Funding the blog site includes managing the content, monitoring submissions and coordinating competitions such as the annual Hack of the Year.
Jules says she had no intention of exploiting the IKEA brand and argues that her site was pro-IKEA. She told Fairfax Media she was heartbroken that their first contact was a legal letter.
"I was totally crushed, devastated the next few days," she said. "Ikeahackers has evangelised the IKEA cause, we have expanded the use and application of their furniture above and beyond what they created their products for."
The blogpost has received hundreds of comments from concerned IKEAhackers, many of whom agree with Jules about the benefits for the brand.
"Jules, I am sorry to hear about these latest development. I'm an IKEA superfan as well and I know this website has been inspiration to me and countless others. And the ideas shared here have definitely lead to sales in their store and probably even inspiration for their own product development team," wrote American IKEAhacker Lenn Long.
Many are encouraging Jules to launch a new, non-brand specific site.
"Call it home hacker and call it the brand that shall not be named if you must use ikea anymore. So branch out from the brand that shall not be named. I understand you bring sentimental about the name/concept, but you made it a success and created a community without their funding and help. It's just time to look at your strengths and evolve," wrote Malaysian IKEAhacker Haanim Bamadhaj.
Jules is urging people to join a mailing list to stay updated with developments, which will include a new site.

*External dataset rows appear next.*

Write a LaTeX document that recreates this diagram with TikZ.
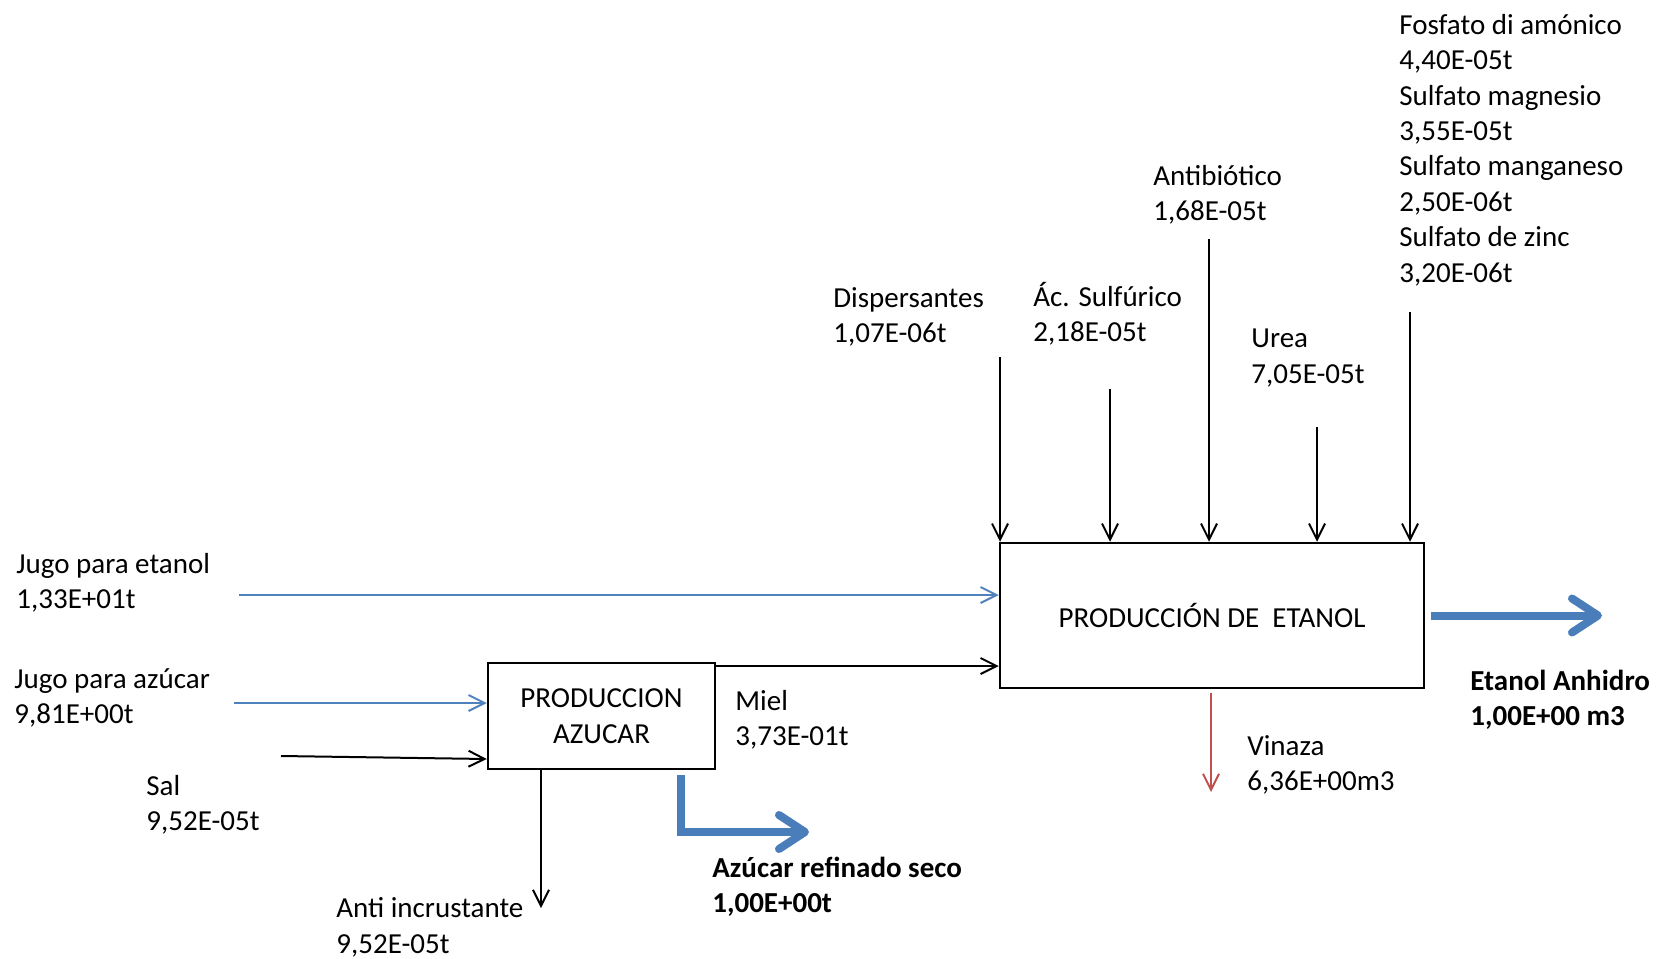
\documentclass[tikz,border=0pt]{standalone}
\usepackage{fontspec}
\setmainfont{Carlito}
\usetikzlibrary{arrows.meta}
\definecolor{flowblue}{HTML}{4F81BD}
\definecolor{prodblue}{HTML}{4A7EBB}
\definecolor{wastered}{HTML}{C0504D}
\begin{document}
\begin{tikzpicture}[x=0.5pt,y=-0.5pt,
  every node/.style={font=\fontsize{14.5}{17.7}\selectfont},
  lbl/.style={anchor=west,align=left,inner sep=0pt,yshift=-1pt},
  blbl/.style={lbl,font=\fontsize{14.5}{17.7}\selectfont\bfseries},
  procbox/.style={draw,line width=1.25pt,inner sep=0pt,align=center},
  thinflow/.style={line width=1pt,-{Straight Barb[length=8pt,width=8pt]}},
  blueflow/.style={thinflow,draw=flowblue},
  redflow/.style={thinflow,draw=wastered},
  product/.style={draw=prodblue,line width=4pt,-{Straight Barb[length=13pt,width=17pt,round]}}]
\useasboundingbox (0,0) rectangle (1656,959);

% process blocks
\node[procbox,minimum width=113.5pt,minimum height=53pt] (azucar) at (601.5,716) {PRODUCCION\\AZUCAR};
\node[procbox,minimum width=212pt,minimum height=72.5pt] (etanol) at (1212,615.5) {PRODUCCIÓN DE\ \ ETANOL};

% labels
\node[lbl] (ljet) at (16,581) {Jugo para etanol\\1,33E+01t};
\node[lbl] (ljaz) at (14,696) {Jugo para azúcar\\9,81E+00t};
\node[lbl] (lsal) at (146,803) {Sal\\9,52E-05t};
\node[lbl] (lanti) at (336,925.5) {Anti incrustante\\9,52E-05t};
\node[blbl] (lazref) at (712,885) {Azúcar refinado seco\\1,00E+00t};
\node[lbl] (lmiel) at (735,718) {Miel\\3,73E-01t};
\node[lbl] (ldisp) at (833,315) {Dispersantes\\1,07E-06t};
\node[lbl] (lacid) at (1033,312) {Ác. Sulfúrico\\2,18E-05t};
\node[lbl] (lanb) at (1153,193) {Antibiótico\\1,68E-05t};
\node[lbl] (lurea) at (1251,356) {Urea\\7,05E-05t};
\node[lbl] (lsales) at (1399,148) {Fosfato di amónico\\4,40E-05t\\Sulfato magnesio\\3,55E-05t\\Sulfato manganeso\\2,50E-06t\\Sulfato de zinc\\3,20E-06t};
\node[lbl] (lvin) at (1247,763) {Vinaza\\6,36E+00m3};
\node[blbl] (leta) at (1470,698) {Etanol Anhidro\\1,00E+00 m3};

% free ends of the flows
\coordinate (jetS) at (239,595);
\coordinate (jazS) at (234,703);
\coordinate (salS) at (281,756);
\coordinate (salE) at (488,759);
\coordinate (antiE) at (541,908);
\coordinate (azS) at (681,775);
\coordinate (azE) at (809,832);
\coordinate (mielS) at (715,666);
\coordinate (dispS) at (1000,357);
\coordinate (acidS) at (1110,389);
\coordinate (anbS) at (1209,239);
\coordinate (ureaS) at (1317,427);
\coordinate (salesS) at (1410,312);
\coordinate (vinE) at (1211,792);
\coordinate (etaE) at (1602,615.5);

% inputs to sugar production
\draw[blueflow] (jazS) -- (jazS -| azucar.west);
\draw[thinflow] (salS) -- (salE -| azucar.west);
% outputs of sugar production
\draw[thinflow] (antiE |- azucar.south) -- (antiE);
\draw[product] (azS) |- (azE);
\draw[thinflow] (mielS) -- (mielS -| etanol.west);

% inputs to ethanol production
\draw[blueflow] (jetS) -- (jetS -| etanol.west);
\draw[thinflow] (dispS) -- (dispS |- etanol.north);
\draw[thinflow] (acidS) -- (acidS |- etanol.north);
\draw[thinflow] (anbS) -- (anbS |- etanol.north);
\draw[thinflow] (ureaS) -- (ureaS |- etanol.north);
\draw[thinflow] (salesS) -- (salesS |- etanol.north);
% outputs of ethanol production
\draw[redflow] ([yshift=-2pt]etanol.south -| vinE) -- (vinE);
\draw[product] ([xshift=3pt]etanol.east) -- (etaE);
\end{tikzpicture}
\end{document}
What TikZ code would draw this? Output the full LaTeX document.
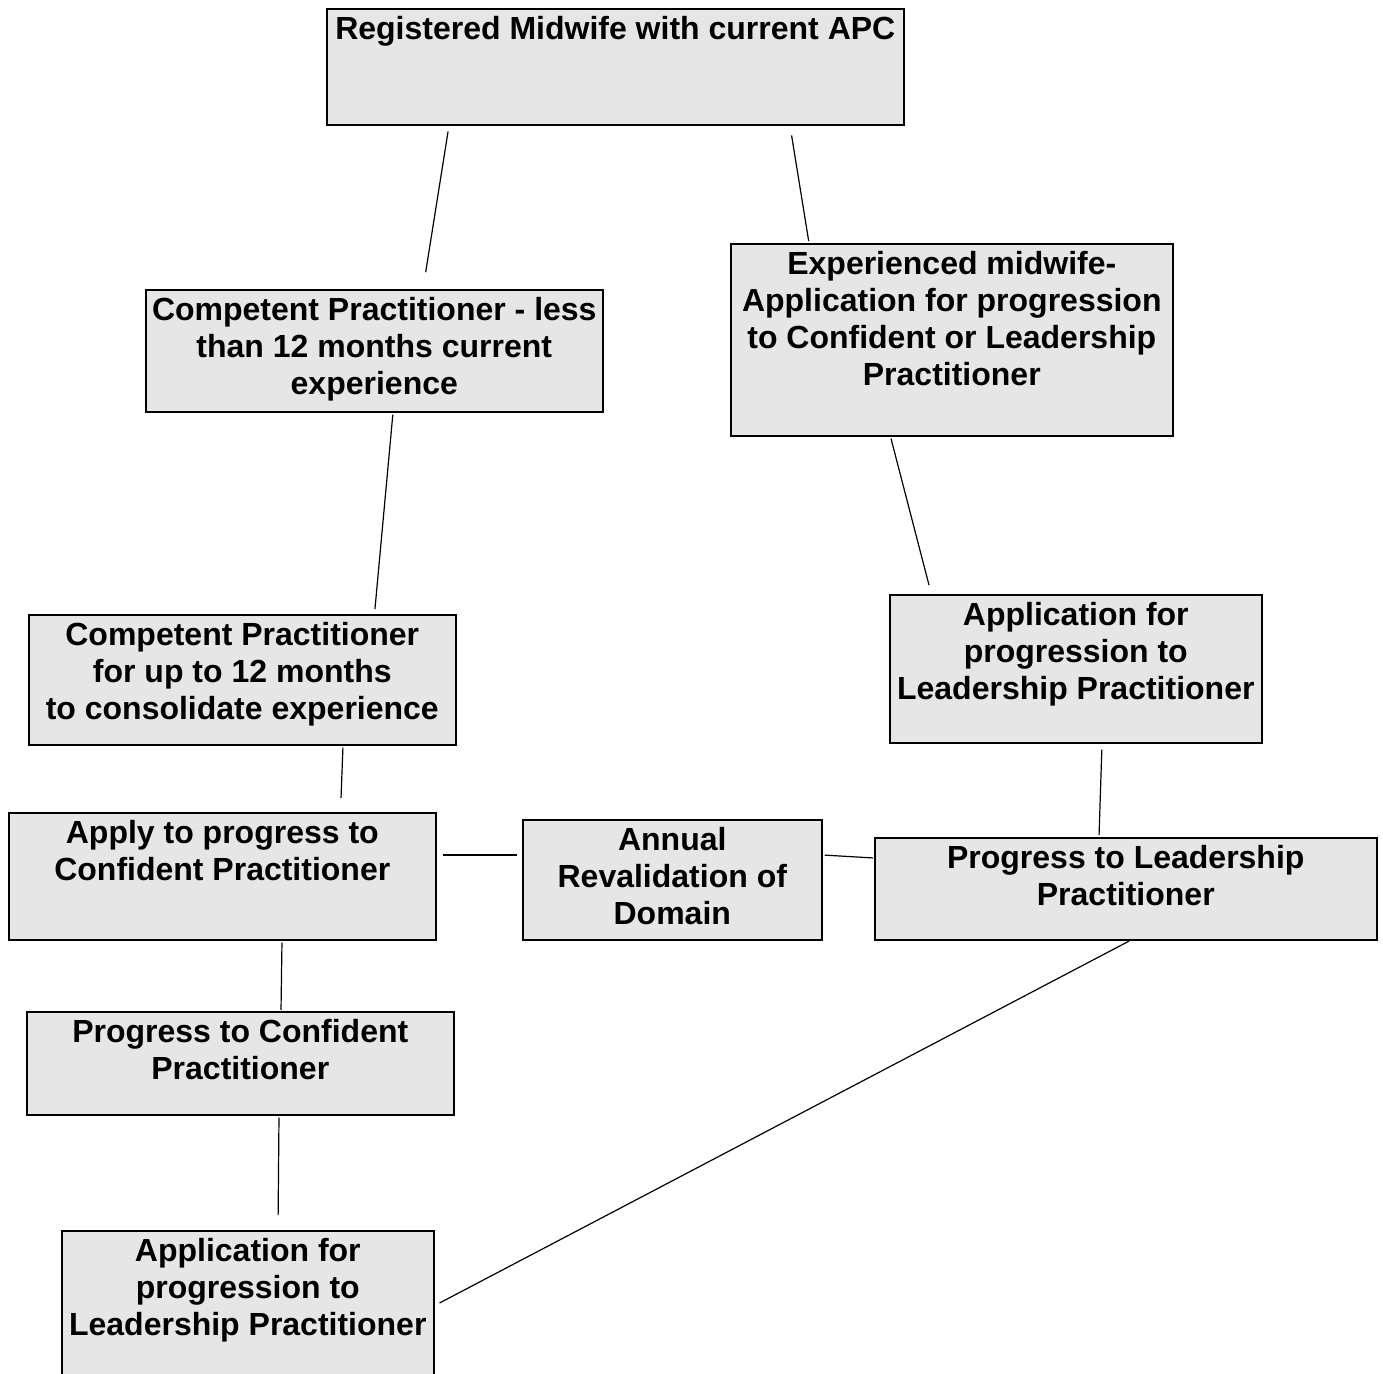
\documentclass[tikz,border=0pt]{standalone}
\usepackage{fontspec}
\setmainfont{Liberation Sans}
\usepackage{tikz}
\usetikzlibrary{calc}
\definecolor{boxgray}{RGB}{230,230,230}
\newcommand{\stagetext}[3]{\parbox[c][#2][t]{#1}{\centering\vspace*{4pt}#3\par}}
\tikzset{
  stage/.style={draw,line width=0.8pt,fill=boxgray,inner sep=0pt,anchor=north west,
    font=\bfseries\fontsize{16}{18.5}\selectfont},
  link/.style={line width=0.6pt}
}

\begin{document}
\begin{tikzpicture}[x=0.5pt,y=-0.5pt]
      \useasboundingbox (0,0) rectangle (1383,1374);
      % boxes
      \node [stage] (reg) at (326,8) {\stagetext{288.5pt}{58pt}{Registered Midwife with current APC}};
      \node [stage] (comp) at (145,289) {\stagetext{228.5pt}{61pt}{Competent Practitioner - less\\than 12 months current\\experience}};
      \node [stage] (exp) at (730,243) {\stagetext{221pt}{96pt}{Experienced midwife-\\Application for progression\\to Confident or Leadership\\Practitioner}};
      \node [stage] (consol) at (28,614) {\stagetext{213.5pt}{65pt}{Competent Practitioner\\for up to 12 months\\to consolidate experience}};
      \node [stage] (applead) at (889,594) {\stagetext{186pt}{74pt}{Application for\\progression to\\Leadership Practitioner}};
      \node [stage] (applyconf) at (8,812) {\stagetext{213.5pt}{63.5pt}{Apply to progress to\\Confident Practitioner}};
      \node [stage] (annual) at (522,819) {\stagetext{149.5pt}{60pt}{Annual\\Revalidation of\\Domain}};
      \node [stage] (proglead) at (874,837) {\stagetext{251pt}{51pt}{Progress to Leadership\\Practitioner}};
      \node [stage] (progconf) at (26,1011) {\stagetext{213.5pt}{51.5pt}{Progress to Confident\\Practitioner}};
      \node [stage] (appleadb) at (61,1230) {\stagetext{186pt}{80pt}{Application for\\progression to\\Leadership Practitioner}};

      % connectors
      \draw [link,shorten <=3pt,shorten >=8.5pt] ($(reg.south west)+(123,0)$) -- ($(comp.north west)+(278,0)$);
      \draw [link,shorten <=5pt,shorten >=1pt] ($(reg.south west)+(464,0)$) -- ($(exp.north west)+(79,0)$);
      \draw [link,shorten <=1pt,shorten >=2.5pt] ($(comp.south west)+(248,0)$) -- ($(consol.north west)+(346.5,0)$);
      \draw [link,shorten <=1pt,shorten >=4.6pt] ($(exp.south west)+(160.5,0)$) -- ($(applead.north west)+(42.3,0)$);
      \draw [link,shorten <=1pt,shorten >=7pt] ($(consol.south west)+(315,0)$) -- ($(applyconf.north west)+(332.5,0)$);
      \draw [link,shorten <=3pt,shorten >=2.5pt] ($(applyconf.north east)+(0,43)$) -- ($(annual.north west)+(0,36)$);
      \draw [link,shorten <=1pt,shorten >=0.5pt] ($(annual.north east)+(0,36)$) -- ($(proglead.north west)+(0,21)$);
      \draw [link,shorten <=3pt,shorten >=1pt] ($(applead.south west)+(213,0)$) -- ($(proglead.north west)+(225,0)$);
      \draw [link,shorten <=1pt,shorten >=0.5pt] ($(applyconf.south west)+(274,0)$) -- ($(progconf.north west)+(255,0)$);
      \draw [link,shorten <=1pt,shorten >=7.5pt] ($(progconf.south west)+(253,0)$) -- ($(appleadb.north west)+(217,0)$);
      \draw [link,shorten <=0.5pt,shorten >=2.8pt] ($(proglead.south west)+(256,0)$) -- ($(appleadb.north east)+(0,75.6)$);
\end{tikzpicture}
\end{document}
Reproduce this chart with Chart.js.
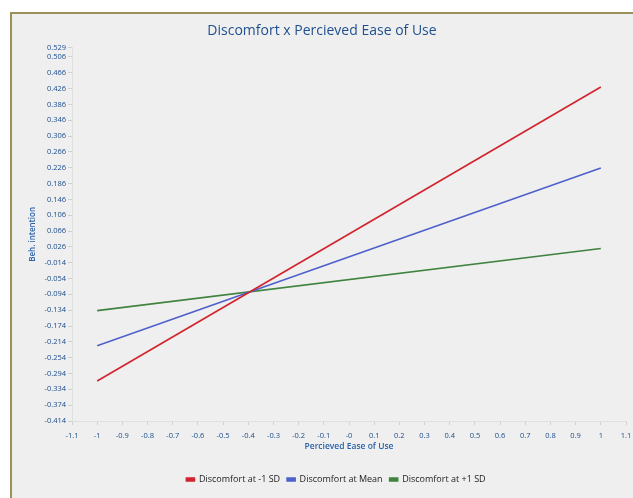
<!DOCTYPE html>
<html>
<head>
<meta charset="utf-8">
<script src="https://cdn.jsdelivr.net/npm/chart.js@4"></script>
<style>
  body { margin: 0; background: #fff; }
  #frame {
    position: absolute; left: 10px; top: 12px;
    width: 621px; height: 484px;
    border-left: 2px solid #9b8f5c; border-top: 2px solid #9b8f5c;
    background: #efefef;
  }
  canvas { display: block; }
</style>
</head>
<body>
<div id="frame"><canvas id="chart" width="621" height="484"></canvas></div>
<script>
const xValues = [-1, 1];
const lowSD = [-0.313, 0.430];
const meanSD = [-0.224, 0.225];
const highSD = [-0.135, 0.022];
const seriesNames = ['Discomfort at -1 SD', 'Discomfort at Mean', 'Discomfort at +1 SD'];
const seriesColors = ['#d2232e', '#4d60cc', '#3f833f'];

const yTicks = [0.529, 0.506, 0.466, 0.426, 0.386, 0.346, 0.306, 0.266, 0.226, 0.186,
    0.146, 0.106, 0.066, 0.026, -0.014, -0.054, -0.094, -0.134, -0.174, -0.214,
    -0.254, -0.294, -0.334, -0.374, -0.414];
const xTicks = [-1.1, -1, -0.9, -0.8, -0.7, -0.6, -0.5, -0.4, -0.3, -0.2, -0.1, 0,
    0.1, 0.2, 0.3, 0.4, 0.5, 0.6, 0.7, 0.8, 0.9, 1, 1.1];
const xTickLabels = ['-1.1', '-1', '-0.9', '-0.8', '-0.7', '-0.6', '-0.5', '-0.4', '-0.3', '-0.2', '-0.1', '-0',
    '0.1', '0.2', '0.3', '0.4', '0.5', '0.6', '0.7', '0.8', '0.9', '1', '1.1'];

Chart.defaults.font.family = '"Open Sans", "Noto Sans", sans-serif';

function toPoints(ys) {
    return xValues.map((x, i) => ({ x: x, y: ys[i] }));
}

const datasets = [lowSD, meanSD, highSD].map((ys, i) => ({
    label: seriesNames[i],
    data: toPoints(ys),
    borderColor: seriesColors[i],
    backgroundColor: seriesColors[i],
    borderWidth: 1.6,
    pointRadius: 0,
    tension: 0
}));

// legend in the original is centred under the plot, not the whole canvas
const shiftLegend = {
    id: 'shiftLegend',
    afterLayout(chart) {
        chart.legend.left += 14;
        chart.legend.right += 14;
    }
};

const ctx = document.getElementById('chart').getContext('2d');
new Chart(ctx, {
    type: 'line',
    data: { datasets: datasets },
    plugins: [shiftLegend],
    options: {
        responsive: false,
        animation: false,
        layout: { padding: { left: 6, right: 7, bottom: 4 } },
        plugins: {
            title: {
                display: true,
                text: 'Discomfort x Percieved Ease of Use',
                color: '#1f4f8f',
                font: { size: 14, weight: 'normal' },
                padding: { top: 9, bottom: 8 }
            },
            legend: {
                position: 'bottom',
                labels: {
                    color: '#222',
                    font: { size: 9 },
                    boxWidth: 8,
                    boxHeight: 3,
                    padding: 7
                }
            },
            tooltip: { enabled: false }
        },
        scales: {
            x: {
                type: 'linear',
                min: -1.1,
                max: 1.1,
                afterBuildTicks: axis => { axis.ticks = xTicks.map(v => ({ value: v })); },
                afterFit: axis => {
                    axis.height = 47;
                    axis.paddingLeft = 0;
                    axis.paddingRight = 0;
                },
                ticks: {
                    autoSkip: false,
                    maxRotation: 0,
                    color: '#1a4c8c',
                    font: { size: 7.5 },
                    padding: 6,
                    callback: (value, index) => xTickLabels[index]
                },
                grid: { drawOnChartArea: false, tickLength: 4, color: '#d0d0d0' },
                border: { color: '#e0e0e0' },
                title: {
                    display: true,
                    text: 'Percieved Ease of Use',
                    color: '#2a62aa',
                    font: { size: 8.5, weight: '600' },
                    padding: { top: 4, bottom: 16 }
                }
            },
            y: {
                type: 'linear',
                min: -0.414,
                max: 0.529,
                afterBuildTicks: axis => { axis.ticks = yTicks.map(v => ({ value: v })); },
                afterFit: axis => { axis.width = 54; },
                ticks: {
                    autoSkip: false,
                    color: '#1a4c8c',
                    font: { size: 7.5 },
                    padding: 2,
                    callback: value => value.toFixed(3)
                },
                grid: { drawOnChartArea: false, tickLength: 4, color: '#d0d0d0' },
                border: { color: '#e0e0e0' },
                title: {
                    display: true,
                    text: 'Beh. intention',
                    color: '#2a62aa',
                    font: { size: 8, weight: '600' },
                    padding: { top: 10, bottom: 2 }
                }
            }
        }
    }
});
</script>
</body>
</html>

"I am over the fighting phase now and I do want to focus on rebuilding a bigger better site. I plan on moving it to a new domain," Jule said. "I still have our collective content of over 4,000 hacks (or more, I lost count!) which is really what matters most. I am quite confident that the community will still find me, even under a new name.
IKEA reported a record profit of €3.3 billion ($AU4.8 billion) in 2013 after global sales hit €27.9 billion ($AU40.5 billion).
The company is in the middle of an aggressive growth strategy and has over 300 outlets globally.